空から電波が降ってくることになるので、電波天文としてはその動向に注視しています。昨年開催された世界無線通信会議では、HAPSに携帯電話用の周波数の一部を割り当てることが決まりましたが、そこでも電波天文への影響は考慮していただいています。災害にも強い通信環境と電波天文の両立のための議論は、今後も続いていきます。

スマホ、基地局使わず衛星通信 被災地での利用へ法整備

2024年6月24日に日経新聞に掲載された記事。スターリンクなどの衛星コンステレーションは今は専用の受信設備が必要ですが、これを一般的なスマホでも使えるようにしようという取り組みが行われています。スターリンクだけでなく楽天モバイルと提携しているAST SpaceMobileもそれぞれに実験を進めていますし、電波法令の面での整備も進められています。
これまでもイリジウムやインマルサットなど通信衛星を利用した衛星携帯電話サービスはありましたが、これは衛星携帯電話専用の周波数を使っていて、普通のスマホとは周波数が違います。つまりスターリンクとスマホが(制度面で問題なく)通信するためには、スマホが使う周波数を衛星通信でも使えるように制度変更する必要があるわけですね。もちろん、衛星通信と普通の携帯電話通信が混信してはいけないので、技術的な検討をしっかり行って混信しないことを確認する、あるいは混信しないような何らかの規制を作る必要があります。

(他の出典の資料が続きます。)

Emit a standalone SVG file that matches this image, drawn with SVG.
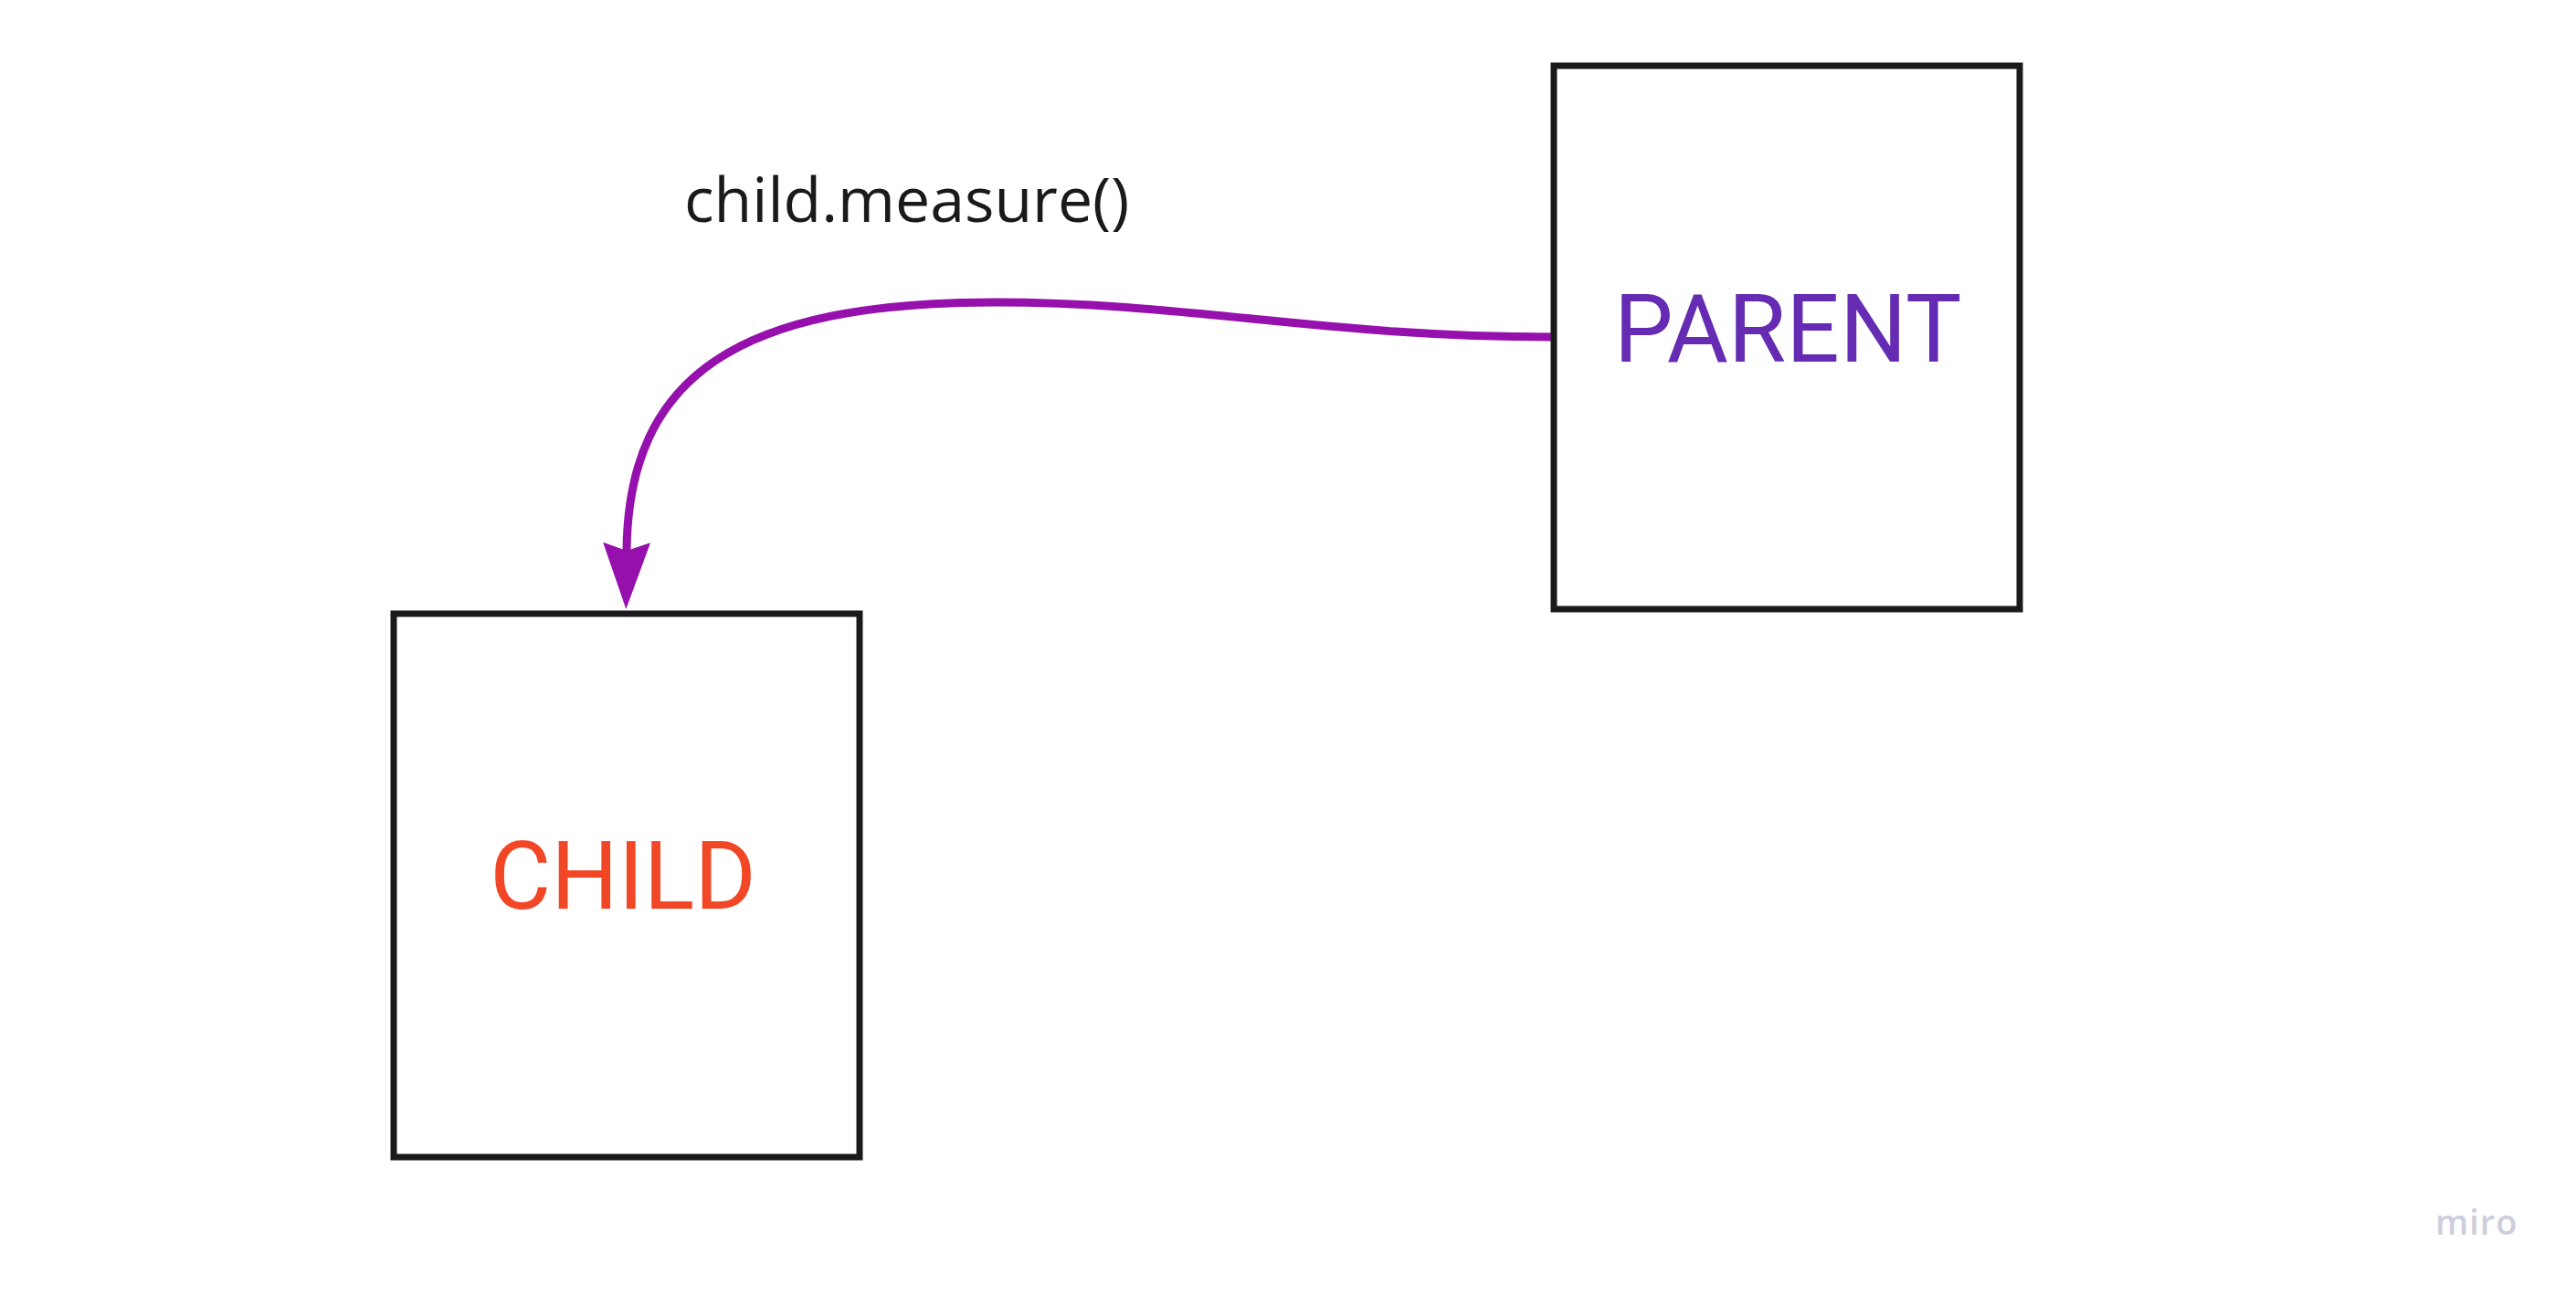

この件は、総務相の諮問機関である情報通信審議会の衛星通信システム委員会作業班で議論が進められています。名簿も公開されていて、NTTやKDDI、アマゾンカイパーやスターリンクジャパンの方に交じって、私も作業班の構成員になっています。電波天文に割り当てのある周波数帯と重なる周波数帯は今回は議論になっていませんが、議論の様子は注視しているところです。なお、記事ではこの秋にも新しい制度ができるということになっていますが、今年3月に開催された作業班資料では「令和6年7月頃 一部答申」とあるだけで技術的な検討は終わっていないので、確定しているわけではありません。